How I Ended This Summer

How I Ended This Summer ★★★★½

Continuing my one day world cinema festival with this Russian drama about a pair of meteorologists who are stationed on a remote and deserted Arctic island.

When the youngest of the two, a naive college graduate on his first such posting, receives a message that he refuses to relay to his colleague (who is away trout fishing) the atmosphere between the two becomes aggressive and unbearable as he continues to find ways to avoid telling his colleague the truth.
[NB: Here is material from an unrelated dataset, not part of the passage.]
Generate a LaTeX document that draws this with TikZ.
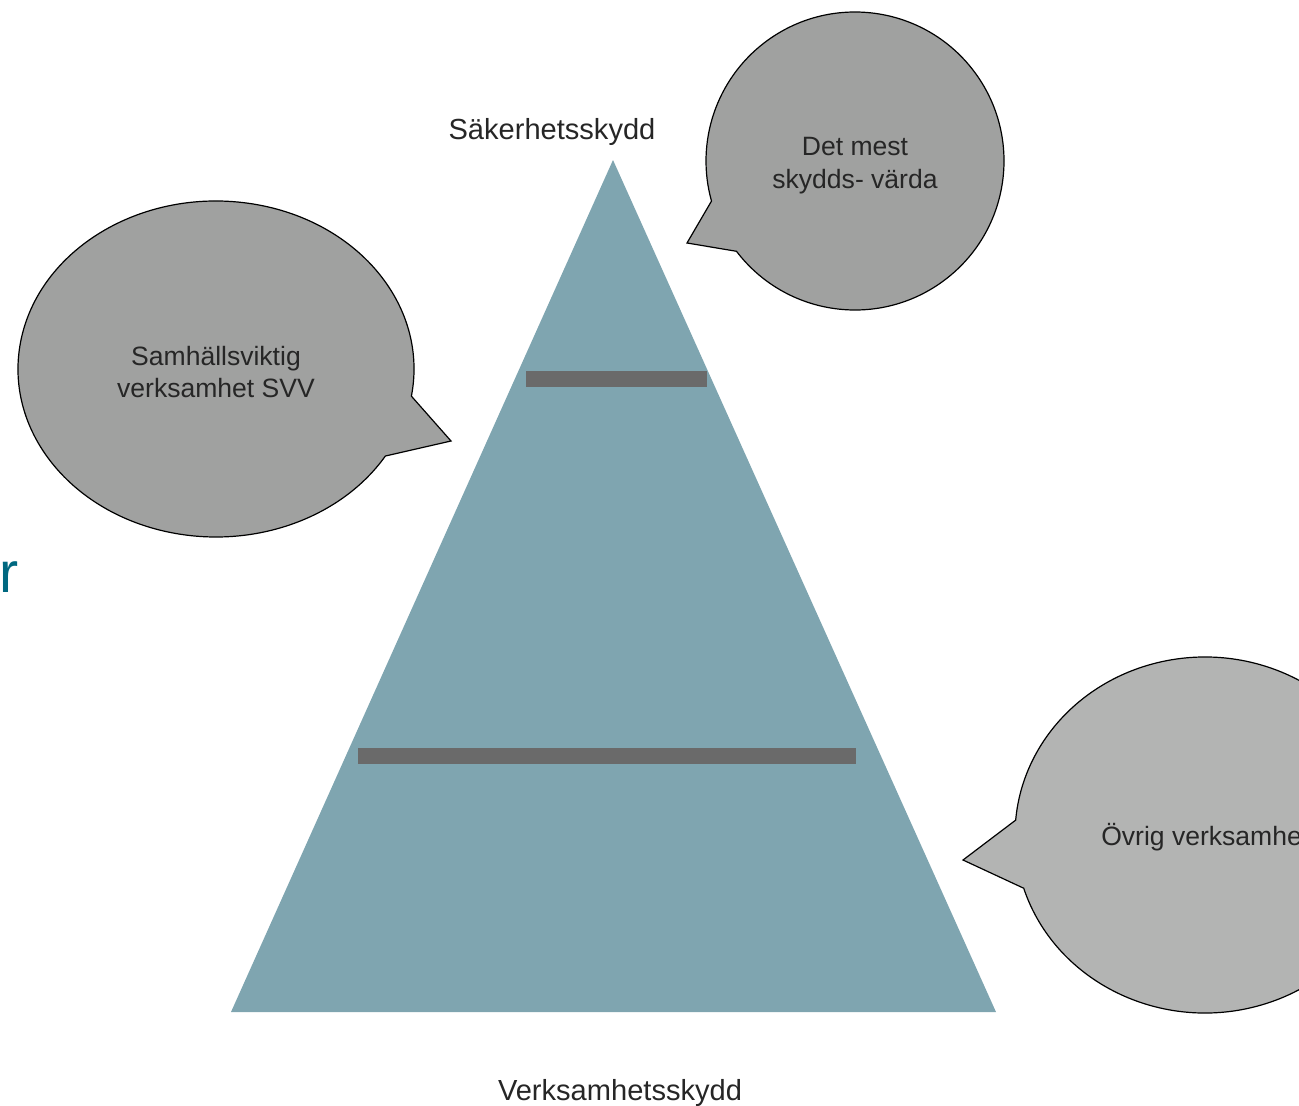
\documentclass[tikz,border=0pt]{standalone}
\usepackage{fontspec}
\setmainfont{Liberation Sans}
\definecolor{pyr}{RGB}{127,165,176}
\definecolor{barc}{RGB}{106,106,106}
\definecolor{bubA}{RGB}{160,161,160}
\definecolor{bubB}{RGB}{179,180,179}
\definecolor{txt}{RGB}{38,38,38}
\definecolor{teal}{RGB}{0,104,128}
\begin{document}
\begin{tikzpicture}[x=0.75pt,y=0.75pt,
  lbl/.style={font=\fontsize{21.8pt}{24.8pt}\selectfont,text=txt,inner sep=0pt,align=center},
  blbl/.style={font=\fontsize{19.9pt}{24.6pt}\selectfont,text=txt,inner sep=0pt,align=center},
  bubble/.style={draw=black,line width=0.9pt,line join=miter},
  barstyle/.style={fill=barc,draw=none}]
\useasboundingbox (0,0) rectangle (1299,-1106);
\clip (0,0) rectangle (1299,-1106);
% pyramid
\fill[pyr] (613,-160) -- (996,-1012) -- (231,-1012) -- cycle;
\fill[barstyle] (526,-371) rectangle (707,-387);
\fill[barstyle] (358,-748) rectangle (856,-764);
% top-right bubble
\draw[bubble,fill=bubA] (855,-161) ++(217.3:149 and 149)
  arc[start angle=217.3,end angle=555.6,x radius=149,y radius=149]
  -- (687,-243) -- cycle;
% left bubble
\draw[bubble,fill=bubA] (216,-369) ++(-9.3:198 and 168)
  arc[start angle=-9.3,end angle=328.8,x radius=198,y radius=168]
  -- (451,-441) -- cycle;
% right bubble
\draw[bubble,fill=bubB] (1205,-835) ++(197.4:190 and 178)
  arc[start angle=197.4,end angle=535.2,x radius=190,y radius=178]
  -- (963,-860) -- cycle;
% texts
\node[lbl,anchor=base] (top) at (552,-139) {Säkerhetsskydd};
\node[lbl,anchor=base] (bottom) at (620,-1100) {Verksamhetsskydd};
\node[blbl] (b1) at (855,-166) {Det mest\\skydds- värda};
\node[blbl] (b2) at (216,-372) {Samhällsviktig\\verksamhet SVV};
\node[blbl,anchor=base west] (b3) at (1101,-845) {Övrig verksamhet};
\node[font=\fontsize{43pt}{50pt}\selectfont,text=teal,inner sep=0pt,anchor=base west] (r) at (-1,-592) {r};
\end{tikzpicture}
\end{document}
Shot on a genuinely deserted meteorological station and island, How I Ended This Summer is for the most part told from the point of view of the younger of the two, Grigoriy Dobrygin, and ultimately this proves to be completely the right decision as his decision making impacts the two of them increasingly as the film unfolds in occasionally incredibly tense fashion.

It becomes apparent quite quickly, thanks to some wonderfully subtle acting from Dobrygin and some equally subtle direction from the excellent Aleksey Popogrebskiy, that his character really is, to be blunt, a bit of a thick twat - which does in turn make you question just how on earth he got this job in the first place. Suspension of disbelief is needed in that regard but nowhere else.

The slow pace is entirely appropriate given the nature of the story, characters and location - and without it this would improbably hurtle towards what is otherwise a very deft game of cat and mouse in the last half an hour. It never ever meanders either with every scene furthering the development of the two characters, their individual state of mind, and their relationship. But it manages to maintain a sense of unpredictability, too, climaxing quite poignantly and extremely satisfactorily. This latter point was perhaps the most impressive of all - I am almost never satisfied by the ending of a film

This is a mightily impressive film. Russian cinema is not one of my strong suits, I will admit that, and I won't deny that How I Ended This Summer was exactly the kind of film that I have presumed that the country produces a lot of. Its quality, however, was rather more of a pleasant surprise and this really is a terrific and beautifully filmed examination of just how stupid a human being can be, more than anything.

You may also never eat trout again - should you already do so.